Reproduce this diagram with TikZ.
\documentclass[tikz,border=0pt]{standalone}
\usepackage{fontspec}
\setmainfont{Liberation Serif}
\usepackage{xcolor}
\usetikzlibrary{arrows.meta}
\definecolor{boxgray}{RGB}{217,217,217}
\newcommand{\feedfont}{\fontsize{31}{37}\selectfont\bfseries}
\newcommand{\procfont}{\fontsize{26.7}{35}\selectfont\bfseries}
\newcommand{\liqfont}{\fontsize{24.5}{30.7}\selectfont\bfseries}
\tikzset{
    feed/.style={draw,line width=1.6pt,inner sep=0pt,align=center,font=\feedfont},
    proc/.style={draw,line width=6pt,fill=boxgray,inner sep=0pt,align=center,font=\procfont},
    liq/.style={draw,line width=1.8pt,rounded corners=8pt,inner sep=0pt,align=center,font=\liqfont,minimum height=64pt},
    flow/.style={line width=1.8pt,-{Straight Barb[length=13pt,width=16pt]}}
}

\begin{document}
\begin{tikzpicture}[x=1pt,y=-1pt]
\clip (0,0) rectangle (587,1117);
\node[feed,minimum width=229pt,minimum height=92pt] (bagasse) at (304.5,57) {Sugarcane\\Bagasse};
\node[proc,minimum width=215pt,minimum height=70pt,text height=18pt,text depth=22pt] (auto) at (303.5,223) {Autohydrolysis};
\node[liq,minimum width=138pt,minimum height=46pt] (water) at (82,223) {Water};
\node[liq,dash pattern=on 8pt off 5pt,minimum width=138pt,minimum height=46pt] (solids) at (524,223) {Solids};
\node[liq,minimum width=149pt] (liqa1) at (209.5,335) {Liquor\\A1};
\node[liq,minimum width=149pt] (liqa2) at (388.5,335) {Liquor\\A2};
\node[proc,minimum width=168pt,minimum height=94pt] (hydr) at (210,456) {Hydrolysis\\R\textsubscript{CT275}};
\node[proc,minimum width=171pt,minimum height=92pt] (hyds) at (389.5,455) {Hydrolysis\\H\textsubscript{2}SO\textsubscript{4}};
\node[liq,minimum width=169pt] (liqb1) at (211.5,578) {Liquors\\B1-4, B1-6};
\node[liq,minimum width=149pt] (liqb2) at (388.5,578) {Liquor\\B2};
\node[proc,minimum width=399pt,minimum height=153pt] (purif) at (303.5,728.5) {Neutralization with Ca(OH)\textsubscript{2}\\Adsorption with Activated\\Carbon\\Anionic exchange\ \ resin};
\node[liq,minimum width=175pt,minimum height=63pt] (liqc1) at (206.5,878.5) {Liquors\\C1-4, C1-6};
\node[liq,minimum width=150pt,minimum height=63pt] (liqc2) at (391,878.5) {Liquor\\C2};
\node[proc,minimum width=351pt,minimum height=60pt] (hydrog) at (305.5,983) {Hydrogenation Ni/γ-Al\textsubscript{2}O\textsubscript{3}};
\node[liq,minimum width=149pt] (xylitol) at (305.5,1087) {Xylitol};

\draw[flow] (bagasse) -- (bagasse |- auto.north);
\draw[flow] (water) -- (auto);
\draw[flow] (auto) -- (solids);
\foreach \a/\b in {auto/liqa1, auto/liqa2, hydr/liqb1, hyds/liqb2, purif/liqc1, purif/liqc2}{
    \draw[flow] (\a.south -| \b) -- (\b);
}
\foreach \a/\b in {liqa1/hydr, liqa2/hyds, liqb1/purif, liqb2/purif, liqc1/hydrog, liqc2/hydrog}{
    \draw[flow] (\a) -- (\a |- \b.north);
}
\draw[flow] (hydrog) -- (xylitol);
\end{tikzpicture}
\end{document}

SET PROBLEM => Write the complete data out, exactly as above.

RESPONSE FOR THIS EXERCISE =>
Reproduce this diagram with TikZ.
\documentclass[tikz,border=0pt]{standalone}
\usepackage{fontspec}
\setmainfont{Liberation Serif}
\usepackage{xcolor}
\usetikzlibrary{arrows.meta}
\definecolor{boxgray}{RGB}{217,217,217}
\newcommand{\feedfont}{\fontsize{31}{37}\selectfont\bfseries}
\newcommand{\procfont}{\fontsize{26.7}{35}\selectfont\bfseries}
\newcommand{\liqfont}{\fontsize{24.5}{30.7}\selectfont\bfseries}
\tikzset{
    feed/.style={draw,line width=1.6pt,inner sep=0pt,align=center,font=\feedfont},
    proc/.style={draw,line width=6pt,fill=boxgray,inner sep=0pt,align=center,font=\procfont},
    liq/.style={draw,line width=1.8pt,rounded corners=8pt,inner sep=0pt,align=center,font=\liqfont,minimum height=64pt},
    flow/.style={line width=1.8pt,-{Straight Barb[length=13pt,width=16pt]}}
}

\begin{document}
\begin{tikzpicture}[x=1pt,y=-1pt]
\clip (0,0) rectangle (587,1117);
\node[feed,minimum width=229pt,minimum height=92pt] (bagasse) at (304.5,57) {Sugarcane\\Bagasse};
\node[proc,minimum width=215pt,minimum height=70pt,text height=18pt,text depth=22pt] (auto) at (303.5,223) {Autohydrolysis};
\node[liq,minimum width=138pt,minimum height=46pt] (water) at (82,223) {Water};
\node[liq,dash pattern=on 8pt off 5pt,minimum width=138pt,minimum height=46pt] (solids) at (524,223) {Solids};
\node[liq,minimum width=149pt] (liqa1) at (209.5,335) {Liquor\\A1};
\node[liq,minimum width=149pt] (liqa2) at (388.5,335) {Liquor\\A2};
\node[proc,minimum width=168pt,minimum height=94pt] (hydr) at (210,456) {Hydrolysis\\R\textsubscript{CT275}};
\node[proc,minimum width=171pt,minimum height=92pt] (hyds) at (389.5,455) {Hydrolysis\\H\textsubscript{2}SO\textsubscript{4}};
\node[liq,minimum width=169pt] (liqb1) at (211.5,578) {Liquors\\B1-4, B1-6};
\node[liq,minimum width=149pt] (liqb2) at (388.5,578) {Liquor\\B2};
\node[proc,minimum width=399pt,minimum height=153pt] (purif) at (303.5,728.5) {Neutralization with Ca(OH)\textsubscript{2}\\Adsorption with Activated\\Carbon\\Anionic exchange\ \ resin};
\node[liq,minimum width=175pt,minimum height=63pt] (liqc1) at (206.5,878.5) {Liquors\\C1-4, C1-6};
\node[liq,minimum width=150pt,minimum height=63pt] (liqc2) at (391,878.5) {Liquor\\C2};
\node[proc,minimum width=351pt,minimum height=60pt] (hydrog) at (305.5,983) {Hydrogenation Ni/γ-Al\textsubscript{2}O\textsubscript{3}};
\node[liq,minimum width=149pt] (xylitol) at (305.5,1087) {Xylitol};

\draw[flow] (bagasse) -- (bagasse |- auto.north);
\draw[flow] (water) -- (auto);
\draw[flow] (auto) -- (solids);
\foreach \a/\b in {auto/liqa1, auto/liqa2, hydr/liqb1, hyds/liqb2, purif/liqc1, purif/liqc2}{
    \draw[flow] (\a.south -| \b) -- (\b);
}
\foreach \a/\b in {liqa1/hydr, liqa2/hyds, liqb1/purif, liqb2/purif, liqc1/hydrog, liqc2/hydrog}{
    \draw[flow] (\a) -- (\a |- \b.north);
}
\draw[flow] (hydrog) -- (xylitol);
\end{tikzpicture}
\end{document}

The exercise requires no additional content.